** START OF Given data **

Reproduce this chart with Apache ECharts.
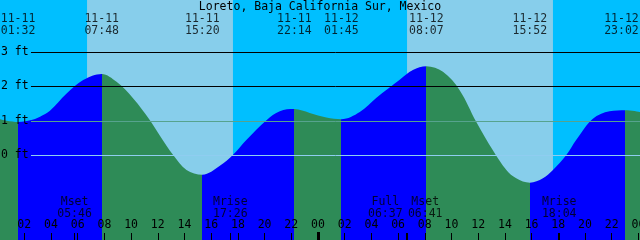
<!DOCTYPE html>
<html><head><meta charset="utf-8">
<script src="https://cdn.jsdelivr.net/npm/echarts@6/dist/echarts.min.js"></script>
<style>html,body{margin:0;padding:0;background:#00BFFF}#c{width:640px;height:240px}</style>
</head><body><div id="c"></div>
<script>
// ---------------- data ----------------
const chartTitle = 'Loreto, Baja California Sur, Mexico';
// hours since 11-11 00:00, tide height in ft
const tideHours = [0.18, 1.533, 2.67, 3.18, 3.92, 5.17, 6.41, 7.8, 8.91, 10.16, 11.41, 12.16, 13.15, 14.15, 15.333,
  16.65, 17.62, 18.65, 20.14, 21.14, 22.233, 23.38, 24.63, 25.75, 27.13, 28.38, 30.12, 31.11, 32.117,
  33.36, 34.61, 35.86, 37.10, 38.11, 38.85, 39.867, 40.85, 41.60, 42.60, 43.35, 44.59, 45.84, 47.033, 48.12];
const tideFeet = [1.05, 0.97, 1.04, 1.12, 1.29, 1.79, 2.18, 2.36, 2.13, 1.65, 1.02, 0.57, 0.01, -0.42, -0.56,
  -0.30, 0.01, 0.45, 1.02, 1.28, 1.34, 1.23, 1.10, 1.05, 1.26, 1.67, 2.19, 2.47, 2.58,
  2.42, 1.89, 0.97, 0.15, -0.42, -0.66, -0.79, -0.66, -0.42, 0.01, 0.45, 1.06, 1.28, 1.31, 1.26];
const eventHours = [1.533, 7.8, 15.333, 22.233, 25.75, 32.117, 39.867, 47.033];
const eventKinds = ['L', 'H', 'L', 'H', 'L', 'H', 'L', 'H'];
const eventDates = ['11-11', '11-11', '11-11', '11-11', '11-12', '11-12', '11-12', '11-12'];
const eventClock = ['01:32', '07:48', '15:20', '22:14', '01:45', '08:07', '15:52', '23:02'];
const sunriseHours = [6.70, 30.67];
const sunsetHours = [17.63, 41.60];
const moonHours = [5.767, 17.433, 30.617, 30.683, 42.067];
const moonNames = ['Mset', 'Mrise', 'Full', 'Mset', 'Mrise'];
const moonClock = ['05:46', '17:26', '06:37', '06:41', '18:04'];
const hourTicks = [0, 2, 4, 6, 8, 10, 12, 14, 16, 18, 20, 22, 24, 26, 28, 30, 32, 34, 36, 38, 40, 42, 44, 46, 48];
const dayBoundaries = [24];
const feetLevels = [0, 1, 2, 3];

// ---------------- styles ----------------
const NIGHT = '#00BFFF', DAY = '#87CEEB', FLOOD = '#0000FF', EBB = '#2E8B57';
const FONT = 'DejaVu Sans Mono', FS = 11.5;
const xMin = 0.18, xMax = 48.12, yMin = -2.45, yMax = 4.5;
const lineStartHour = 2.5;
const topLabelRow = 3.78, moonLabelRow = -1.52;
const eventLabelShift = [0, 0, 0, 0, 0, 0, 0, -4];
const moonLabelShift = [0, 0, -21, 18, 0];
const pad = v => String(v).padStart(2, '0');

const pieces = [];
const last = eventHours.length - 1;
pieces.push({ lt: eventHours[0], color: eventKinds[0] === 'L' ? EBB : FLOOD });
for (let i = 0; i < last; i++) {
  pieces.push({ gte: eventHours[i], lt: eventHours[i + 1], color: eventKinds[i] === 'L' ? FLOOD : EBB });
}
pieces.push({ gte: eventHours[last], color: eventKinds[last] === 'L' ? FLOOD : EBB });

const chart = echarts.init(document.getElementById('c'), null, { renderer: 'canvas' });
chart.setOption({
  animation: false,
  backgroundColor: NIGHT,
  title: { text: chartTitle, left: 'center', top: 0, padding: [1, 0, 0, 0],
    textStyle: { fontFamily: FONT, fontSize: FS, fontWeight: 'normal', color: '#000', lineHeight: 12 } },
  grid: { left: 0, right: 0, top: 0, bottom: 0, containLabel: false, outerBoundsMode: 'none' },
  visualMap: { type: 'piecewise', show: false, dimension: 0, seriesIndex: 2, pieces: pieces },
  xAxis: [{
    type: 'value', min: xMin, max: xMax, position: 'bottom', z: 10,
    axisLine: { show: false, onZero: false }, splitLine: { show: false },
    axisTick: { show: true, inside: true, length: 7, lineStyle: { color: '#000', width: 1 }, customValues: hourTicks.concat(moonHours) },
    axisLabel: { show: true, inside: true, margin: 9, customValues: hourTicks, formatter: v => pad(Math.round(v) % 24),
      fontFamily: FONT, fontSize: FS, color: '#000' }
  }, {
    type: 'value', min: xMin, max: xMax, position: 'bottom', z: 10,
    axisLine: { show: false, onZero: false }, splitLine: { show: false }, axisLabel: { show: false },
    axisTick: { show: true, inside: true, length: 8, lineStyle: { color: '#000', width: 3 }, customValues: dayBoundaries }
  }],
  yAxis: {
    type: 'value', min: yMin, max: yMax, z: 10,
    axisLine: { show: false, onZero: false }, axisTick: { show: false }, splitLine: { show: false },
    axisLabel: { inside: true, margin: 1, customValues: feetLevels, formatter: '{value} ft', fontFamily: FONT, fontSize: FS, color: '#000' }
  },
  series: [{
    type: 'line', data: [], z: 1, silent: true,
    markArea: { silent: true, itemStyle: { color: DAY, opacity: 1 },
      data: sunriseHours.map((s, i) => [{ xAxis: s }, { xAxis: sunsetHours[i] }]) }
  }, {
    type: 'line', data: [], z: 2, silent: true,
    markLine: { silent: true, symbol: 'none', label: { show: false }, lineStyle: { color: '#000', width: 1, type: 'solid' },
      data: [2, 3].map(v => [{ coord: [lineStartHour, v] }, { coord: [xMax, v] }]) }
  }, {
    type: 'line', z: 3, silent: true, smooth: 0.35, symbol: 'none',
    data: tideHours.map((h, i) => [h, tideFeet[i]]),
    lineStyle: { width: 0 }, areaStyle: { opacity: 1, origin: 'start' }
  }, {
    type: 'line', data: [], z: 4, silent: true,
    markLine: { silent: true, symbol: 'none', label: { show: false },
      data: [
        [{ coord: [lineStartHour, 1], lineStyle: { color: '#56A38E', width: 1, type: 'solid' } }, { coord: [xMax, 1] }],
        [{ coord: [lineStartHour, 0], lineStyle: { color: '#8FCDF0', width: 1, type: 'solid' } }, { coord: [xMax, 0] }]
      ] }
  }, {
    type: 'scatter', z: 5, silent: true, symbolSize: 0,
    data: eventHours.map((h, i) => ({ value: [h, topLabelRow], label: { offset: [eventLabelShift[i], 0] } })),
    label: { show: true, position: 'inside', fontFamily: FONT, fontSize: FS, lineHeight: 12, color: '#000',
      formatter: p => eventDates[p.dataIndex] + '\n' + eventClock[p.dataIndex] }
  }, {
    type: 'scatter', z: 5, silent: true, symbolSize: 0,
    data: moonHours.map((h, i) => ({ value: [h, moonLabelRow], label: { offset: [moonLabelShift[i], 0] } })),
    label: { show: true, position: 'inside', fontFamily: FONT, fontSize: FS, lineHeight: 12, color: '#000',
      formatter: p => moonNames[p.dataIndex] + '\n' + moonClock[p.dataIndex] }
  }]
});
</script></body></html>
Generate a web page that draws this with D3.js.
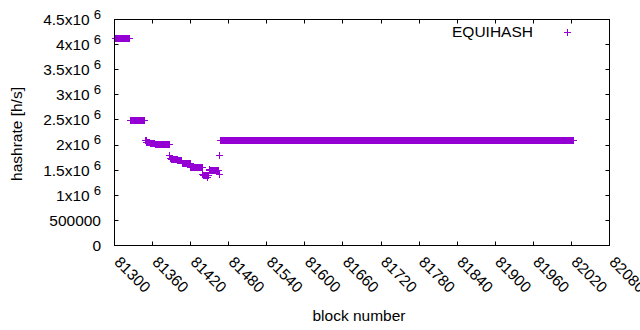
<!DOCTYPE html>
<html>
<head>
<meta charset="utf-8">
<script src="https://cdn.jsdelivr.net/npm/d3@7"></script>
<style>
  body { margin: 0; background: #fff; }
  text { font-family: "Liberation Sans", Arial, sans-serif; font-size: 15.5px; fill: #000; }
</style>
</head>
<body>
<svg id="chartSVG" width="640" height="330"></svg>
<script>
/* ---------- Data (runs of consecutive blocks with the same hashrate) ---------- */
const runStart = [81302, 81325, 81349, 81351, 81356, 81364, 81387, 81388, 81390, 81400, 81407,
                  81420, 81439, 81440, 81447, 81448, 81449, 81450, 81465, 81466, 81467];
const runEnd   = [81324, 81347, 81350, 81355, 81363, 81386, 81387, 81389, 81399, 81406, 81419,
                  81438, 81439, 81446, 81447, 81448, 81449, 81464, 81465, 81466, 82023];
const runValue = [4.12e6, 2.48e6, 2.09e6, 2.06e6, 2.04e6, 2.02e6, 1.80e6, 1.74e6, 1.71e6, 1.69e6, 1.64e6,
                  1.56e6, 1.42e6, 1.385e6, 1.35e6, 1.40e6, 1.52e6, 1.495e6, 1.405e6, 1.80e6, 2.095e6];

const xTicks = [81300, 81360, 81420, 81480, 81540, 81600, 81660, 81720, 81780, 81840, 81900, 81960, 82020, 82080];
const yTicks = [0, 500000, 1e6, 1.5e6, 2e6, 2.5e6, 3e6, 3.5e6, 4e6, 4.5e6];
const seriesName = "EQUIHASH";

// one point per block
var points = [];
for (let i = 0; i < runStart.length; i++) {
    for (let b = runStart[i]; b <= runEnd[i]; b++) {
        points.push({block: b, rate: runValue[i]});
    }
}

/* ---------- Layout ---------- */
const plotLeft = 114.5, plotRight = 609.5, plotTop = 19.5, plotBottom = 245.5;
const tickLen = 4;
const colour = "#9400d3";
const plusPath = "M-3.5,0H3.5M0,-3.5V3.5";

var svg = d3.select("#chartSVG");

var xScale = d3.scaleLinear().domain([81300, 82080]).range([plotLeft, plotRight]);
var yScale = d3.scaleLinear().domain([0, 4.5e6]).range([plotBottom, plotTop]);

/* ---------- Ticks (gnuplot style: inward, mirrored) ---------- */
var ticks = svg.append("g").attr("stroke", "#000").attr("stroke-width", 1);
xTicks.forEach(t => {
    var x = Math.round(xScale(t) - 0.5) + 0.5;
    ticks.append("line").attr("x1", x).attr("x2", x).attr("y1", plotBottom).attr("y2", plotBottom - tickLen);
    ticks.append("line").attr("x1", x).attr("x2", x).attr("y1", plotTop).attr("y2", plotTop + tickLen);
});
yTicks.forEach(t => {
    var y = Math.round(yScale(t) - 0.5) + 0.5;
    ticks.append("line").attr("x1", plotLeft).attr("x2", plotLeft + tickLen).attr("y1", y).attr("y2", y);
    ticks.append("line").attr("x1", plotRight).attr("x2", plotRight - tickLen).attr("y1", y).attr("y2", y);
});

/* ---------- Tick labels ---------- */
var yLabels = svg.append("g");
yTicks.forEach(t => {
    var label = yLabels.append("text")
        .attr("x", 101)
        .attr("y", yScale(t))
        .attr("dy", "0.35em")
        .attr("text-anchor", "end");
    if (t < 1e6) {
        label.text(t);
    } else {
        label.append("tspan").text(d3.format("~g")(t / 1e6) + "x10");
        label.append("tspan").attr("dx", 4).attr("dy", -6).attr("font-size", "0.85em").text("6");
    }
});

var xLabels = svg.append("g");
xTicks.forEach(t => {
    xLabels.append("text")
        .attr("transform", "translate(" + (xScale(t) - 1) + "," + 263 + ") rotate(45)")
        .text(t);
});

/* ---------- Axis titles ---------- */
svg.append("text")
    .attr("x", 359)
    .attr("y", 321)
    .attr("text-anchor", "middle")
    .text("block number");
svg.append("text")
    .attr("text-anchor", "middle")
    .attr("transform", "translate(" + 22 + "," + 134 + ") rotate(-90)")
    .text("hashrate [h/s]");

/* ---------- Points ---------- */
svg.append("g")
    .attr("stroke", colour)
    .attr("stroke-width", 1)
    .attr("fill", "none")
    .attr("shape-rendering", "crispEdges")
    .selectAll("path")
    .data(points)
    .enter().append("path")
        .attr("d", plusPath)
        .attr("transform", d => "translate(" + xScale(d.block) + "," + yScale(d.rate) + ")");

/* ---------- Border ---------- */
svg.append("rect")
    .attr("x", plotLeft).attr("y", plotTop)
    .attr("width", plotRight - plotLeft).attr("height", plotBottom - plotTop)
    .attr("fill", "none").attr("stroke", "#000").attr("stroke-width", 1);

/* ---------- Legend ---------- */
svg.append("text")
    .attr("x", 533)
    .attr("y", 37)
    .attr("text-anchor", "end")
    .text(seriesName);
svg.append("path")
    .attr("d", plusPath)
    .attr("stroke", colour)
    .attr("transform", "translate(567.5,32.5)");
</script>
</body>
</html>
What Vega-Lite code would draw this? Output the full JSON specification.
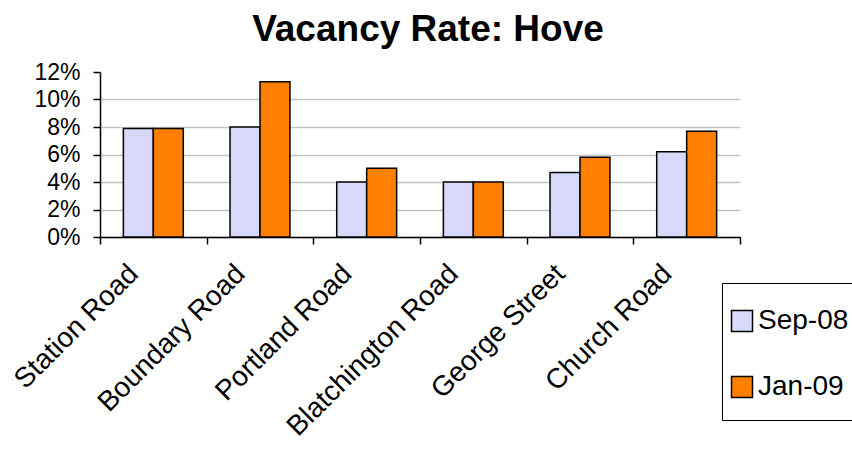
{
  "$schema": "https://vega.github.io/schema/vega-lite/v6.json",
  "autosize": "none",
  "width": 640,
  "height": 165,
  "padding": {"left": 100, "top": 72, "right": 112, "bottom": 216},
  "background": "white",
  "config": {"font": "Liberation Sans", "view": {"stroke": null}},
  "title": {"text": "Vacancy Rate: Hove", "fontSize": 37, "fontWeight": "bold", "color": "black", "anchor": "middle", "frame": "group", "baseline": "alphabetic", "offset": 20, "dx": 8, "dy": 37},
  "data": {"values": [
    {"street": "Station Road", "period": "Sep-08", "rate": 0.079},
    {"street": "Station Road", "period": "Jan-09", "rate": 0.079},
    {"street": "Boundary Road", "period": "Sep-08", "rate": 0.080},
    {"street": "Boundary Road", "period": "Jan-09", "rate": 0.113},
    {"street": "Portland Road", "period": "Sep-08", "rate": 0.040},
    {"street": "Portland Road", "period": "Jan-09", "rate": 0.050},
    {"street": "Blatchington Road", "period": "Sep-08", "rate": 0.040},
    {"street": "Blatchington Road", "period": "Jan-09", "rate": 0.040},
    {"street": "George Street", "period": "Sep-08", "rate": 0.047},
    {"street": "George Street", "period": "Jan-09", "rate": 0.058},
    {"street": "Church Road", "period": "Sep-08", "rate": 0.062},
    {"street": "Church Road", "period": "Jan-09", "rate": 0.077}
  ]},
  "mark": {"type": "bar", "stroke": "black", "strokeWidth": 1.5},
  "encoding": {
    "x": {
      "field": "street", "type": "nominal", "sort": null,
      "scale": {"paddingInner": 0, "paddingOuter": 0},
      "axis": {"title": null, "labelAngle": -45, "labelAlign": "right", "labelBaseline": "alphabetic", "labelFontSize": 28, "labelColor": "black", "labelPadding": 31, "labelOffset": -14, "labelLimit": 400, "tickBand": "extent", "tickSize": 7, "tickColor": "black", "tickWidth": 1.5, "domainColor": "black", "domainWidth": 1.5, "grid": false, "labelOverlap": false, "labelBound": false}
    },
    "xOffset": {"field": "period", "type": "nominal", "sort": ["Sep-08", "Jan-09"], "scale": {"paddingInner": 0, "paddingOuter": 0.78}},
    "y": {
      "field": "rate", "type": "quantitative",
      "scale": {"domain": [0, 0.12], "nice": false},
      "axis": {"title": null, "values": [0, 0.02, 0.04, 0.06, 0.08, 0.1, 0.12], "format": ".0%", "labelFontSize": 23, "labelColor": "black", "labelPadding": 13, "tickSize": 7, "tickColor": "black", "tickWidth": 1.5, "domainColor": "black", "domainWidth": 1.5, "grid": true, "gridColor": {"condition": {"test": "datum.value >= 0.12", "value": "transparent"}, "value": "#c4c4c4"}, "gridWidth": 1.5}
    },
    "color": {
      "field": "period", "type": "nominal", "sort": ["Sep-08", "Jan-09"],
      "scale": {"domain": ["Sep-08", "Jan-09"], "range": ["#d8d8fa", "#ff8000"]},
      "legend": {
        "title": " ", "titleFontSize": 14, "titlePadding": 4,
        "orient": "none", "legendX": 622, "legendY": 211,
        "strokeColor": "black", "fillColor": "white", "padding": 6,
        "symbolType": "square", "symbolSize": 441, "symbolStrokeColor": "black", "symbolStrokeWidth": 1.5, "symbolOpacity": 1,
        "labelFontSize": 28, "labelColor": "black", "labelOffset": 2, "rowPadding": 25,
        "labelExpr": "[datum.label, ' ']",
        "labelLimit": 300,
        "encode": {"labels": {"update": {"lineHeight": {"value": 13}}}}
      }
    }
  }
}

** END OF Given data **

Exercise objective.
Say how many lines in this listing hold the string "with", giving the count and nothing more.

Full solution.
3